This article has been imported from chorus.fm for discussion. All of the forum rules still apply. Quite a few websites and services (Twitter, SoundCloud, Spotify, etc.) are down today after a distributed denial of service (DDoS) attack on the DNS provider Dyn occurred this morning. Gizmodo has the full list of sites and more information: Domain Name Servers (DNS) act as the internet’s phone book. Basically, they facilitate your request to go to a certain webpage and make sure you are taken to the right place. If the DNS provider that handles requests for Twitter is down, well, good luck getting to Twitter. Some websites are coming back for some users, but it doesn’t look like the problem is fully resolved. Expand - View Original
This is actually pretty unnerving. Also, why the NHL? What did hockey ever do to anyone except be awesome?

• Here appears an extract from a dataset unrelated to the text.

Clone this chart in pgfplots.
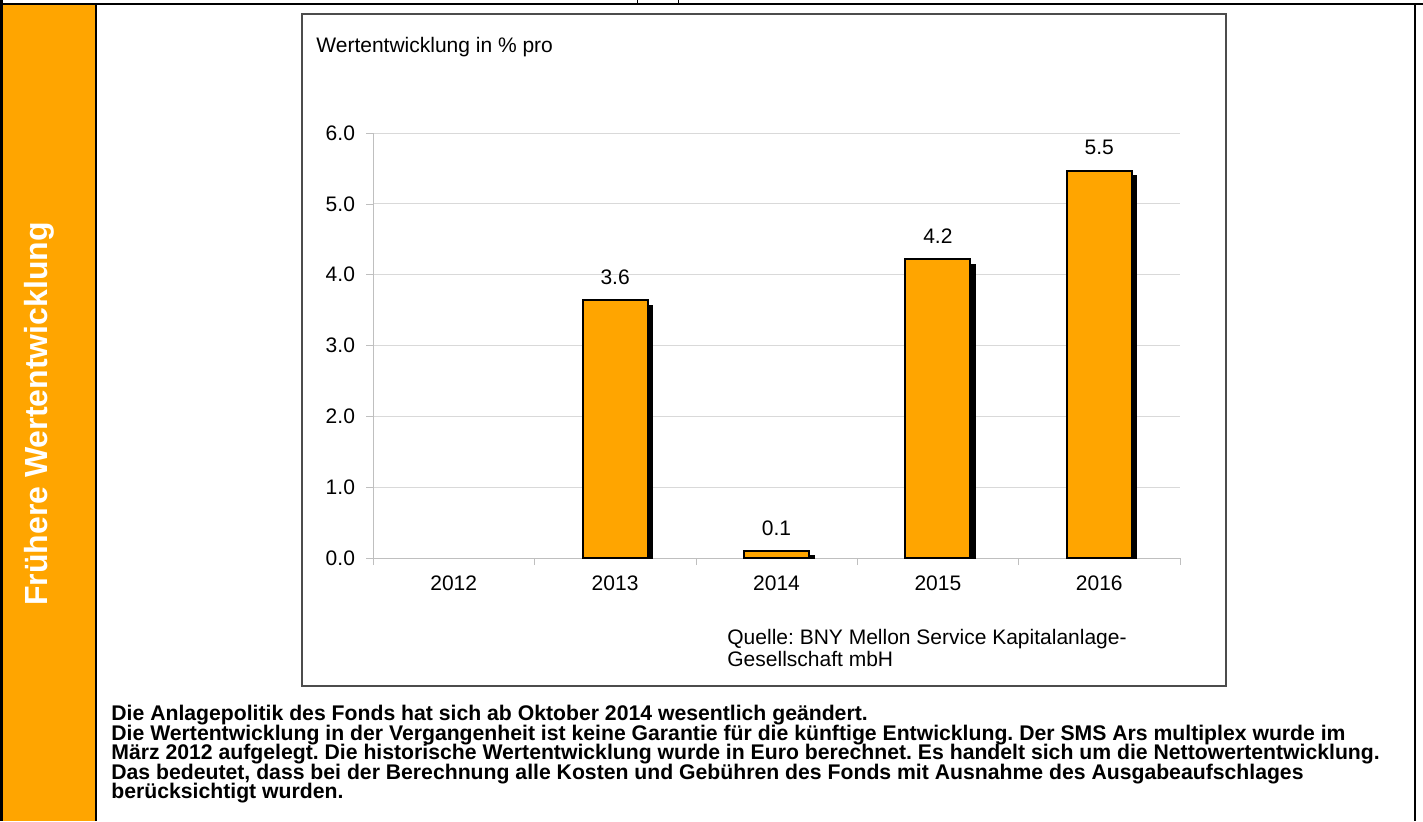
\documentclass[border=0pt]{standalone}
\usepackage{pgfplots}
\pgfplotsset{compat=1.18}
\usepackage{fontspec}
\setmainfont{Liberation Sans}
\definecolor{orng}{HTML}{FFA500}
\definecolor{gridc}{HTML}{D9D9D9}
\definecolor{axc}{HTML}{BFBFBF}
\frenchspacing
\begin{document}
\frenchspacing
\begin{tikzpicture}
\useasboundingbox (0,0) rectangle (711.5pt,-410.5pt);
\begin{scope}[x=0.5pt,y=-0.5pt]
  % sidebar
  \fill[orng] (2,4) rectangle (95,821);
  \draw[black,line width=1.5pt] (1.5,0) -- (1.5,821);
  \draw[black,line width=1.2pt] (96,4) -- (96,821);
  \draw[black,line width=1pt] (1415,4) -- (1415,821);
  \draw[black,line width=1.1pt] (0,3.6) -- (1423,3.6);
  \draw[black,line width=0.5pt] (637,0) -- (637,2.5);
  \draw[black,line width=0.5pt] (678,0) -- (678,2.5);
  \node[rotate=90,text=white,font=\bfseries\fontsize{16pt}{19pt}\selectfont] at (39,414) {Frühere Wertentwicklung};
  % chart box
  \draw[gray!60!black,line width=0.6pt] (302,14) rectangle (1226,686);
  \node[anchor=base west,inner sep=0pt,font=\fontsize{10.5pt}{12.6pt}\selectfont] at (316,52) {Wertentwicklung in \% pro};
  \node[anchor=base west,inner sep=0pt,font=\fontsize{10.5pt}{12.6pt}\selectfont] at (727,644) {Quelle: BNY Mellon Service Kapitalanlage-};
  \node[anchor=base west,inner sep=0pt,font=\fontsize{10.5pt}{12.6pt}\selectfont] at (727,666) {Gesellschaft mbH};
  % bottom text
  \begin{scope}[every node/.style={anchor=base west,inner sep=0pt,font=\bfseries\fontsize{10.6pt}{10pt}\selectfont}]
    \node at (111,720.7) {Die Anlagepolitik des Fonds hat sich ab Oktober 2014 wesentlich geändert.};
    \node at (111,740.2) {Die Wertentwicklung in der Vergangenheit ist keine Garantie für die künftige Entwicklung. Der SMS Ars multiplex wurde im};
    \node at (111,759.7) {März 2012 aufgelegt. Die historische Wertentwicklung wurde in Euro berechnet. Es handelt sich um die Nettowertentwicklung.};
    \node at (111,779.2) {Das bedeutet, dass bei der Berechnung alle Kosten und Gebühren des Fonds mit Ausnahme des Ausgabeaufschlages};
    \node at (111,798.7) {berücksichtigt wurden.};
  \end{scope}
\end{scope}
\begin{axis}[
  at={(186.5pt,-279pt)}, anchor=south west,
  scale only axis, width=403.5pt, height=212.5pt,
  xmin=-0.5, xmax=4.5, ymin=0, ymax=6,
  axis x line*=bottom, axis y line*=left,
  axis line style={draw=axc,-},
  ymajorgrids, grid style={draw=gridc},
  ytick={0,1,...,6},
  xtick={0,1,2,3,4},
  xticklabels={2012,2013,2014,2015,2016},
  minor xtick={-0.5,0.5,1.5,2.5,3.5,4.5},
  tick align=outside,
  major tick length=3.5pt, minor tick length=3.5pt,
  major x tick style={draw=none},
  minor x tick style={draw=axc},
  major y tick style={draw=axc},
  /pgf/number format/assume math mode=true,
  /pgf/number format/.cd, fixed, fixed zerofill, precision=1, /pgfplots/.cd,
  tick label style={font=\fontsize{10.5pt}{12.6pt}\selectfont},
  xticklabel style={yshift=-2pt},
  yticklabel style={xshift=-2pt},
  clip=false,
]
\addplot[ybar, bar width=32.5pt, bar shift=2.5pt, fill=black, draw=black]
  coordinates {(1,3.57) (2,0.03) (3,4.15) (4,5.40)};
\addplot[ybar, bar width=32.5pt, bar shift=0pt, fill=orng, draw=black, line width=1pt,
  nodes near coords,
  nodes near coords style={font=\fontsize{10.5pt}{12.6pt}\selectfont, anchor=south, yshift=4pt, /pgf/number format/fixed, /pgf/number format/fixed zerofill, /pgf/number format/precision=1}]
  coordinates {(1,3.64) (2,0.10) (3,4.22) (4,5.47)};
\end{axis}
\end{tikzpicture}
\end{document}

Distributed Denial of Service attack. Basically the attacker floods the host with a lot of requests in order to overload the server/website.
The attack was against a Dyn, a DNS provider, not these websites directly. Distributed Denial Of Service attack. It's just flooding the target with more requests than it can handle.
Pretty glad I stopped using Spotify because lord knows I couldn't make it through the morning without streaming
The short answer is probably not - by themselves, DDoS attacks don't typically compromise user data. It's concerning that a DDoS attack on a single DNS provider is having such a widespread effect though, and symptomatic of a larger problem - that security is typically an afterthought for a lot of tech companies.